## THE PROBLEM
Quote the data below in full, minus the images.

# Start of DATASET EXTRACT

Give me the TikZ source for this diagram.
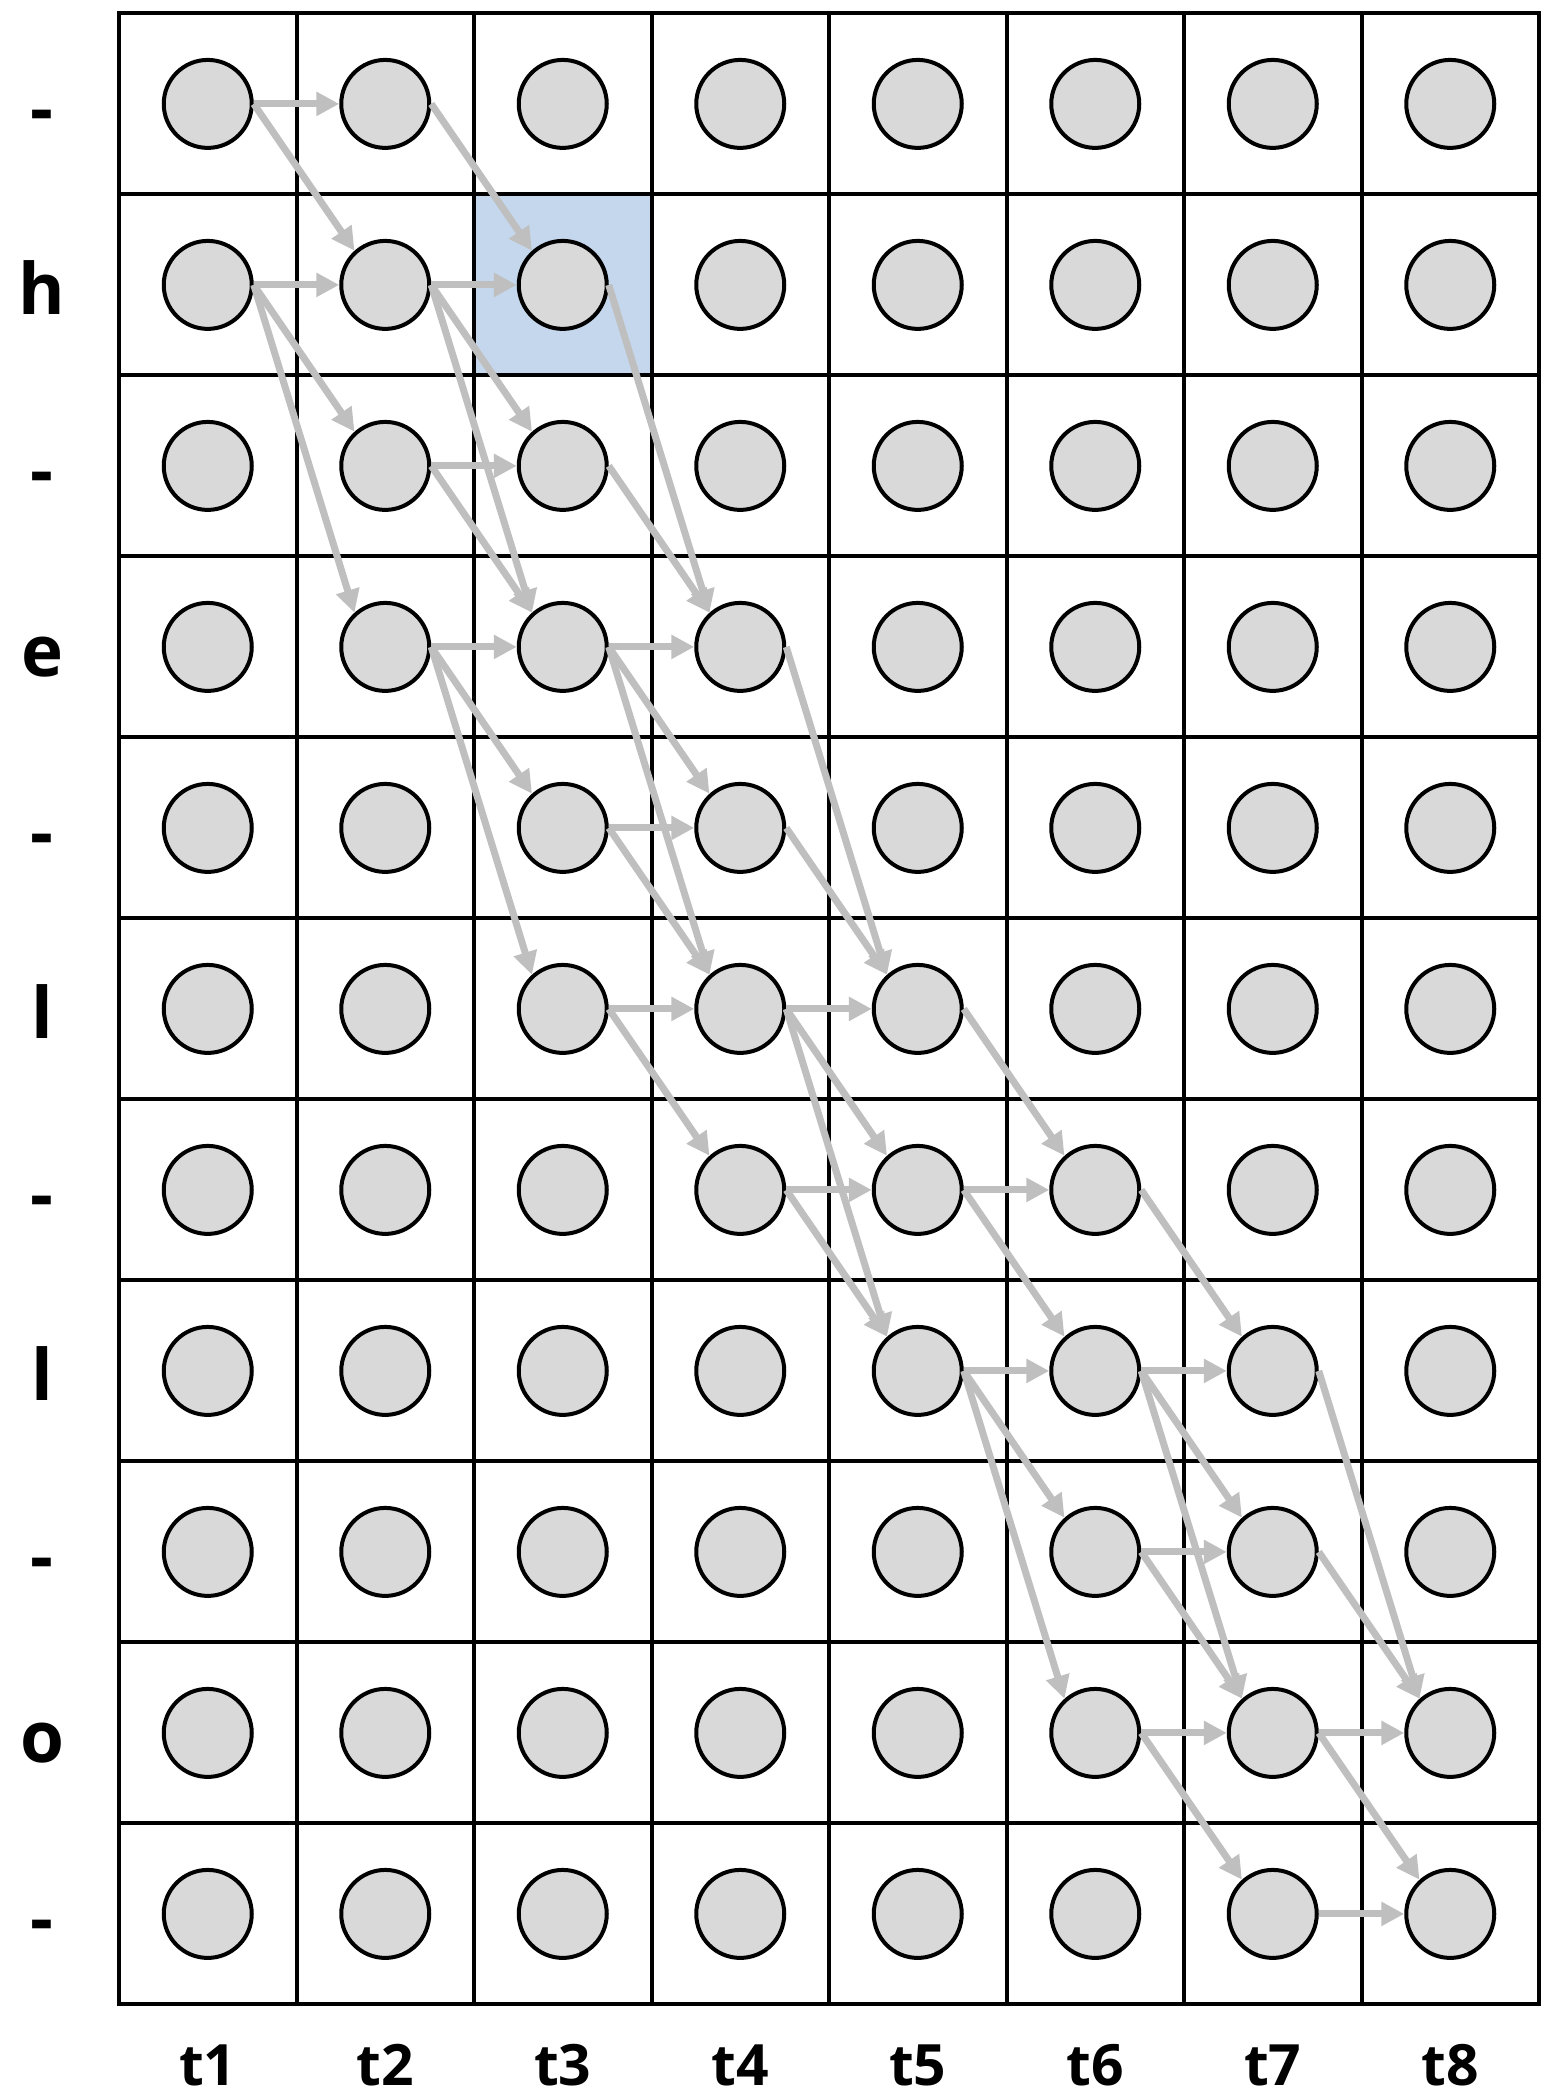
\documentclass[tikz,border=0pt]{standalone}
\usepackage{fontspec}
\setmainfont{Open Sans}
\usetikzlibrary{arrows.meta}
\definecolor{nodegray}{RGB}{217,217,217}
\definecolor{arrgray}{RGB}{191,191,191}
\definecolor{hlblue}{RGB}{197,215,236}
\begin{document}
\begin{tikzpicture}[x=1pt,y=-1pt,
  gridline/.style={draw=black, line width=4pt},
  lat/.style={circle, draw=black, fill=nodegray, line width=4pt, minimum size=88pt, inner sep=0pt},
  arr/.style={draw=arrgray, line width=7pt, -{Triangle[length=23pt,width=23pt]}},
  rowlab/.style={font=\bfseries\fontsize{71}{71}\selectfont, anchor=base, inner sep=0pt},
  collab/.style={font=\bfseries\fontsize{57}{57}\selectfont, anchor=base, inner sep=0pt}]
\useasboundingbox (0,0) rectangle (1552,2098);
\fill[white] (0,0) rectangle (1552,2098);
% highlighted cell (row h, t3)
\fill[hlblue] ({119+2*177.5},{13.4+1*181}) rectangle ({119+3*177.5},{13.4+2*181});
% grid
\foreach \c in {0,...,8} \draw[gridline] ({119+\c*177.5},13.4) -- ({119+\c*177.5},2004.4);
\foreach \r in {0,...,11} \draw[gridline] (117,{13.4+\r*181}) -- (1541,{13.4+\r*181});
% lattice nodes
\foreach \r in {0,...,10} {
  \foreach \c in {1,...,8} {
    \node[lat] (n\r-\c) at ({119+(\c-0.5)*177.5},{13.4+(\r+0.5)*181}) {};
  }
}
% row labels
\foreach \lab [count=\r from 0] in {-,h,-,e,-,l,-,l,-,o,-} {
  \node[rowlab] (r\r) at (42,{13.4+(\r+0.5)*181+29.5}) {\lab};
}
% column labels
\foreach \c in {1,...,8} {
  \node[collab] (t\c) at ({119+(\c-0.5)*177.5},2085) {t\c};
}
% horizontal transitions
\foreach \a/\b in {0-1/0-2,1-1/1-2,1-2/1-3,2-2/2-3,3-2/3-3,3-3/3-4,4-3/4-4,5-3/5-4,5-4/5-5,6-4/6-5,6-5/6-6,7-5/7-6,7-6/7-7,8-6/8-7,9-6/9-7,9-7/9-8,10-7/10-8}
  \draw[arr] (n\a.east) -- (n\b.west);
% diagonal transitions (one row down and two rows down)
\foreach \a/\b in {0-1/1-2,1-1/2-2,0-2/1-3,1-2/2-3,2-2/3-3,3-2/4-3,2-3/3-4,3-3/4-4,4-3/5-4,5-3/6-4,4-4/5-5,5-4/6-5,6-4/7-5,5-5/6-6,6-5/7-6,7-5/8-6,6-6/7-7,7-6/8-7,8-6/9-7,8-7/9-8,9-6/10-7,9-7/10-8,1-1/3-2,1-2/3-3,3-2/5-3,1-3/3-4,3-3/5-4,3-4/5-5,5-4/7-5,7-5/9-6,7-6/9-7,7-7/9-8}
  \draw[arr] (n\a.east) -- (n\b.132);
\end{tikzpicture}
\end{document}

# End of DATASET EXTRACT

## COMPLETE ANSWER
Give me the TikZ source for this diagram.
\documentclass[tikz,border=0pt]{standalone}
\usepackage{fontspec}
\setmainfont{Open Sans}
\usetikzlibrary{arrows.meta}
\definecolor{nodegray}{RGB}{217,217,217}
\definecolor{arrgray}{RGB}{191,191,191}
\definecolor{hlblue}{RGB}{197,215,236}
\begin{document}
\begin{tikzpicture}[x=1pt,y=-1pt,
  gridline/.style={draw=black, line width=4pt},
  lat/.style={circle, draw=black, fill=nodegray, line width=4pt, minimum size=88pt, inner sep=0pt},
  arr/.style={draw=arrgray, line width=7pt, -{Triangle[length=23pt,width=23pt]}},
  rowlab/.style={font=\bfseries\fontsize{71}{71}\selectfont, anchor=base, inner sep=0pt},
  collab/.style={font=\bfseries\fontsize{57}{57}\selectfont, anchor=base, inner sep=0pt}]
\useasboundingbox (0,0) rectangle (1552,2098);
\fill[white] (0,0) rectangle (1552,2098);
% highlighted cell (row h, t3)
\fill[hlblue] ({119+2*177.5},{13.4+1*181}) rectangle ({119+3*177.5},{13.4+2*181});
% grid
\foreach \c in {0,...,8} \draw[gridline] ({119+\c*177.5},13.4) -- ({119+\c*177.5},2004.4);
\foreach \r in {0,...,11} \draw[gridline] (117,{13.4+\r*181}) -- (1541,{13.4+\r*181});
% lattice nodes
\foreach \r in {0,...,10} {
  \foreach \c in {1,...,8} {
    \node[lat] (n\r-\c) at ({119+(\c-0.5)*177.5},{13.4+(\r+0.5)*181}) {};
  }
}
% row labels
\foreach \lab [count=\r from 0] in {-,h,-,e,-,l,-,l,-,o,-} {
  \node[rowlab] (r\r) at (42,{13.4+(\r+0.5)*181+29.5}) {\lab};
}
% column labels
\foreach \c in {1,...,8} {
  \node[collab] (t\c) at ({119+(\c-0.5)*177.5},2085) {t\c};
}
% horizontal transitions
\foreach \a/\b in {0-1/0-2,1-1/1-2,1-2/1-3,2-2/2-3,3-2/3-3,3-3/3-4,4-3/4-4,5-3/5-4,5-4/5-5,6-4/6-5,6-5/6-6,7-5/7-6,7-6/7-7,8-6/8-7,9-6/9-7,9-7/9-8,10-7/10-8}
  \draw[arr] (n\a.east) -- (n\b.west);
% diagonal transitions (one row down and two rows down)
\foreach \a/\b in {0-1/1-2,1-1/2-2,0-2/1-3,1-2/2-3,2-2/3-3,3-2/4-3,2-3/3-4,3-3/4-4,4-3/5-4,5-3/6-4,4-4/5-5,5-4/6-5,6-4/7-5,5-5/6-6,6-5/7-6,7-5/8-6,6-6/7-7,7-6/8-7,8-6/9-7,8-7/9-8,9-6/10-7,9-7/10-8,1-1/3-2,1-2/3-3,3-2/5-3,1-3/3-4,3-3/5-4,3-4/5-5,5-4/7-5,7-5/9-6,7-6/9-7,7-7/9-8}
  \draw[arr] (n\a.east) -- (n\b.132);
\end{tikzpicture}
\end{document}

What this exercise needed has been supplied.